- **PROBLEM DESCRIPTION**:
Look through the listing below and give the number of lines that hold "with". Say nothing more.

- **DATA SECTION**:
┄┄┄┄┄┄
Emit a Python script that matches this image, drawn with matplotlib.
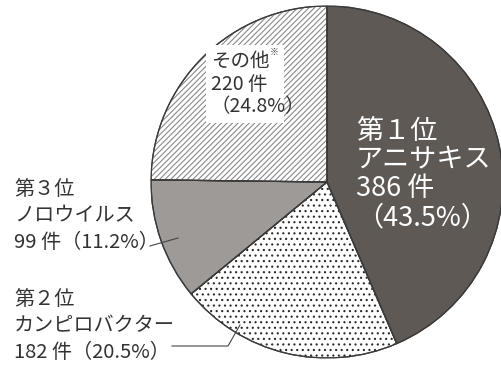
┄┄┄┄┄┄
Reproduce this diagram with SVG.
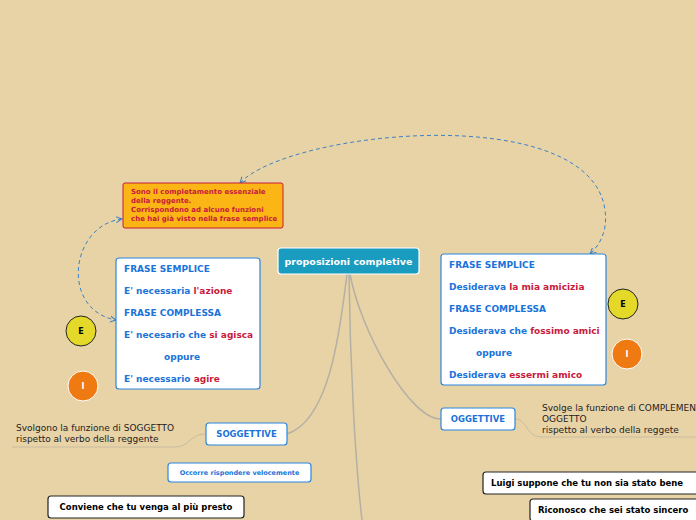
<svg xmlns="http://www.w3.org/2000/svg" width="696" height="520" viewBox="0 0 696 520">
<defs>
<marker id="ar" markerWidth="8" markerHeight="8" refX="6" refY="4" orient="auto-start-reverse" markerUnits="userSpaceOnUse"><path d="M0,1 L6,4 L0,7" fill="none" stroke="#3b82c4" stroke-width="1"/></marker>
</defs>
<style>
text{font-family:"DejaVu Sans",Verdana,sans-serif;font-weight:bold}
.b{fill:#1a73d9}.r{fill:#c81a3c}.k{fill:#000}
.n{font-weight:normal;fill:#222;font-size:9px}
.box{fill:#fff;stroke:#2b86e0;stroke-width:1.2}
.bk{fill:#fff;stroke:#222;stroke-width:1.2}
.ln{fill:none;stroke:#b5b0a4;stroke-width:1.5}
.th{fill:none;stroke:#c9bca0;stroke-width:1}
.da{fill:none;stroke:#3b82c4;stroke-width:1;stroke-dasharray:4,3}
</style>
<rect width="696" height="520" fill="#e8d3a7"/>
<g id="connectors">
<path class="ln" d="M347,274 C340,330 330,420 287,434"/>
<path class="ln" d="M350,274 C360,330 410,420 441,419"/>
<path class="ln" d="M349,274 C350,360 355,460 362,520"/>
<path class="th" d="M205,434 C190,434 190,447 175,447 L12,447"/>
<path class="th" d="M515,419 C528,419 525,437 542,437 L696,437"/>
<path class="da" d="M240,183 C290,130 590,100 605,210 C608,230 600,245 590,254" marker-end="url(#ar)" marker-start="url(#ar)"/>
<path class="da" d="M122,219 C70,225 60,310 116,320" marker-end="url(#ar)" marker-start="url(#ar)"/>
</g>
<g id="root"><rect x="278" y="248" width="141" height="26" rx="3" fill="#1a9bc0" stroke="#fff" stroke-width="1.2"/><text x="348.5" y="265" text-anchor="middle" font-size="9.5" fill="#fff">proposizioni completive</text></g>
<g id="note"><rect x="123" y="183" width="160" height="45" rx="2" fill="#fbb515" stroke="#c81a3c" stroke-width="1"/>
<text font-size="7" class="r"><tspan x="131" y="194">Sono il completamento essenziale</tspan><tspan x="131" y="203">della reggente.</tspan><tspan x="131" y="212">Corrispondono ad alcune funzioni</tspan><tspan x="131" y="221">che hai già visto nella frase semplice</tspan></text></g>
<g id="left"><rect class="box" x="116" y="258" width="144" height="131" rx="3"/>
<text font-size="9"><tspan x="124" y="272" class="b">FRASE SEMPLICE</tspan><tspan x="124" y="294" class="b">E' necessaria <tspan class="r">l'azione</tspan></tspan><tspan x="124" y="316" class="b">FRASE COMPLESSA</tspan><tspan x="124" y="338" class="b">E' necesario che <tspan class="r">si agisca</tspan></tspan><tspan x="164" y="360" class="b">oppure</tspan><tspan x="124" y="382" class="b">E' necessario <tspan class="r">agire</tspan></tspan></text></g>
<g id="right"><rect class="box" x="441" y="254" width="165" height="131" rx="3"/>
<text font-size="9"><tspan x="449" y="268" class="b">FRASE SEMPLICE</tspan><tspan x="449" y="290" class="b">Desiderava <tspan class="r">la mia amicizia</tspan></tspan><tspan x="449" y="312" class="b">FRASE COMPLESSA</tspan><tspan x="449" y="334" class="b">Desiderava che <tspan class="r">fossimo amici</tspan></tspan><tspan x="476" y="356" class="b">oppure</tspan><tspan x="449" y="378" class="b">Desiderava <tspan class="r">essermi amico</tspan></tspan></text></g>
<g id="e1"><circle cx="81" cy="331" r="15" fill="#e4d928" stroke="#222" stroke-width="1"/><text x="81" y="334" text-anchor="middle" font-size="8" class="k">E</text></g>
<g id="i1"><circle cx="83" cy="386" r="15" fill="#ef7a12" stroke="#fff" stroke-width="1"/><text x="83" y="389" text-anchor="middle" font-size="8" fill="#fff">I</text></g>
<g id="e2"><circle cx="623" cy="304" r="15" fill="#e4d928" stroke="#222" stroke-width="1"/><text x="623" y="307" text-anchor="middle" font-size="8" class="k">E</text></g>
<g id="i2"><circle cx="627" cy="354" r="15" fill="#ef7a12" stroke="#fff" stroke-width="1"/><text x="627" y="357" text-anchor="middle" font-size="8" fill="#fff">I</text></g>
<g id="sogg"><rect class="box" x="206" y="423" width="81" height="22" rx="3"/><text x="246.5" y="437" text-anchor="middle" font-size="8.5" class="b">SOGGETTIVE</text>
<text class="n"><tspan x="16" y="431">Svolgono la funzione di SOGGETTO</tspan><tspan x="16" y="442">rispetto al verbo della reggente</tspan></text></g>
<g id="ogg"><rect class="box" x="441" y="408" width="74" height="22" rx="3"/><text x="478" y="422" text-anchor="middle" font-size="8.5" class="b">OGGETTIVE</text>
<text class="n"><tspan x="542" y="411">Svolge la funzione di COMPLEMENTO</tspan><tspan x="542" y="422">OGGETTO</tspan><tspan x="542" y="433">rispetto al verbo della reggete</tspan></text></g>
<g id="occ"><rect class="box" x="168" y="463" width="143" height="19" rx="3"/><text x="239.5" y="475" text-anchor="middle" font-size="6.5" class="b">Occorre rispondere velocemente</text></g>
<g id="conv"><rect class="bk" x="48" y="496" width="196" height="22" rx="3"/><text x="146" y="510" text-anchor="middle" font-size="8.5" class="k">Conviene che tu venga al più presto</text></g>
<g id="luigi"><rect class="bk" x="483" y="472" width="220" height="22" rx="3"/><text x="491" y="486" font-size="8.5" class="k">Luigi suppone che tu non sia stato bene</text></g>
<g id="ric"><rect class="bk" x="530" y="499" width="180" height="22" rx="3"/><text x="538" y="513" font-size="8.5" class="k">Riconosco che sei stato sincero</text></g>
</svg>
┄┄┄┄┄┄
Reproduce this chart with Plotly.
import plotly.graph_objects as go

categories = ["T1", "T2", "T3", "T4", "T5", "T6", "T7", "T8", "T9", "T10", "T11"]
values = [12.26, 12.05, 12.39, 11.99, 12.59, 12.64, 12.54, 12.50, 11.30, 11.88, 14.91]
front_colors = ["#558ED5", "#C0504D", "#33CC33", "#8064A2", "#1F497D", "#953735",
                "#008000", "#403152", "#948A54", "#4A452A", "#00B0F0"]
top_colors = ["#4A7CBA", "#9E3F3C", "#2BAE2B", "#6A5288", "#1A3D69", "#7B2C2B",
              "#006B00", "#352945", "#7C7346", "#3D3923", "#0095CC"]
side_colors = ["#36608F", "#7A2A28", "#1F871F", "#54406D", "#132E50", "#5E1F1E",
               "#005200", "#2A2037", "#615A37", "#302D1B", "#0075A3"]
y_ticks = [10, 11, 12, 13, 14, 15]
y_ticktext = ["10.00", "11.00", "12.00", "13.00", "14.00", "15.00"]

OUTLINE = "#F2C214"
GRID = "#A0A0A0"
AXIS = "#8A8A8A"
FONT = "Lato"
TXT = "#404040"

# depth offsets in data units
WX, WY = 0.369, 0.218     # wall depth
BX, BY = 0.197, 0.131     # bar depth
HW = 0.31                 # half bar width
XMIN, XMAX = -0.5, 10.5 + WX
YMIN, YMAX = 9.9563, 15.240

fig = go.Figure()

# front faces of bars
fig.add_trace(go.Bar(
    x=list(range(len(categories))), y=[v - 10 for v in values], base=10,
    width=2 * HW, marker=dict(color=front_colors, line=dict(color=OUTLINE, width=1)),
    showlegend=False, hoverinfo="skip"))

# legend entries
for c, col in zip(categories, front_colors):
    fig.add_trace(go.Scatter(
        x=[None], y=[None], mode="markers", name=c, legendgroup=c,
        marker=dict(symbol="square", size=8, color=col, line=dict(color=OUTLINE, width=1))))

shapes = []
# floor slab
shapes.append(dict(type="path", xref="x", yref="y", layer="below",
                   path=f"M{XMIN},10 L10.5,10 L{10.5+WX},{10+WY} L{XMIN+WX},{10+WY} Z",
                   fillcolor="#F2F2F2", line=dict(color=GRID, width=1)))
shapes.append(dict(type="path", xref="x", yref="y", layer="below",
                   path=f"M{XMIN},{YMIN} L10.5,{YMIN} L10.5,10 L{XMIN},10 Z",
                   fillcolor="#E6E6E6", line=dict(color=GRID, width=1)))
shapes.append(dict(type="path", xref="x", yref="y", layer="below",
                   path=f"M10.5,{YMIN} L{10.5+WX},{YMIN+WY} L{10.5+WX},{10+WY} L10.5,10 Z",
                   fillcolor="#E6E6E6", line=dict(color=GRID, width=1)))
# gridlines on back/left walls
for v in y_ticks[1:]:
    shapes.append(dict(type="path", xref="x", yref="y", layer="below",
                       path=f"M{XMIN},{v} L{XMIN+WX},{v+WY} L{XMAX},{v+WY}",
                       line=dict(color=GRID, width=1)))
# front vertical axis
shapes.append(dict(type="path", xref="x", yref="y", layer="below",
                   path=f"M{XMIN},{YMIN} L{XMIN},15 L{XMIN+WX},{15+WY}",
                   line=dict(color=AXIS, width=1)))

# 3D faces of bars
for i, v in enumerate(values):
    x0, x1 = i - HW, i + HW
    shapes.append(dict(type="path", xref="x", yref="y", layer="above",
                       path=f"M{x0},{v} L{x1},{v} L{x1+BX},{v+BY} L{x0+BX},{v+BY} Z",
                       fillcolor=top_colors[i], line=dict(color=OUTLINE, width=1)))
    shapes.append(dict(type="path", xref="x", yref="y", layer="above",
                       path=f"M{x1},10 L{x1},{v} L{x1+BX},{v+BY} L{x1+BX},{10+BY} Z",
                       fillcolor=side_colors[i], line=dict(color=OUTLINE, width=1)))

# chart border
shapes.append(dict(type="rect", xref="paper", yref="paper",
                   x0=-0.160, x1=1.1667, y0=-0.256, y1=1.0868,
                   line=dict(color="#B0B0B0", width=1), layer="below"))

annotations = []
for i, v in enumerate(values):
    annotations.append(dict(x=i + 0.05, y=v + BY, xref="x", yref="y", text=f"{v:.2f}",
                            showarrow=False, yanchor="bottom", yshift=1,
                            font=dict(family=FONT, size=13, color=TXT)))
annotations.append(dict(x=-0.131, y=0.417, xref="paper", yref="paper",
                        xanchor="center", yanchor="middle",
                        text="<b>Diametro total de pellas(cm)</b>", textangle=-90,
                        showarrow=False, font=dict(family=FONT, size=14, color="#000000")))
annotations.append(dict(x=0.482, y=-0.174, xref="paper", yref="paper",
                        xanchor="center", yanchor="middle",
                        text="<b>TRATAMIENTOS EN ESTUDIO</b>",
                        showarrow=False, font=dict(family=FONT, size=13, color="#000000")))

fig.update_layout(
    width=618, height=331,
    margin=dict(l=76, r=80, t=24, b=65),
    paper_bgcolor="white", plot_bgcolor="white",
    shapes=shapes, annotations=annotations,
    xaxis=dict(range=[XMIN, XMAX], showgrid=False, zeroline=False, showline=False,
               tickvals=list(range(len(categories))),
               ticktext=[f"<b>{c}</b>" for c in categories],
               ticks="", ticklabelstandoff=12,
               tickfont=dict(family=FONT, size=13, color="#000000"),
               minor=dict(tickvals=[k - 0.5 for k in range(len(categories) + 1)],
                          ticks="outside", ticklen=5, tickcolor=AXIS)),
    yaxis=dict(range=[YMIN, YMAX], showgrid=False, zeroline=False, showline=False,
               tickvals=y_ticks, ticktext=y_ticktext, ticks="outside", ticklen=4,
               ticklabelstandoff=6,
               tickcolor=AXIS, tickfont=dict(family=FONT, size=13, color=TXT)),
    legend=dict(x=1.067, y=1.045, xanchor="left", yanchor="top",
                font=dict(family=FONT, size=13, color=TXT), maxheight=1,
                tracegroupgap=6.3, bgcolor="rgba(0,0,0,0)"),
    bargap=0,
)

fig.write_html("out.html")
┄┄┄┄┄┄
- **COMPLETED EXERCISE**:
3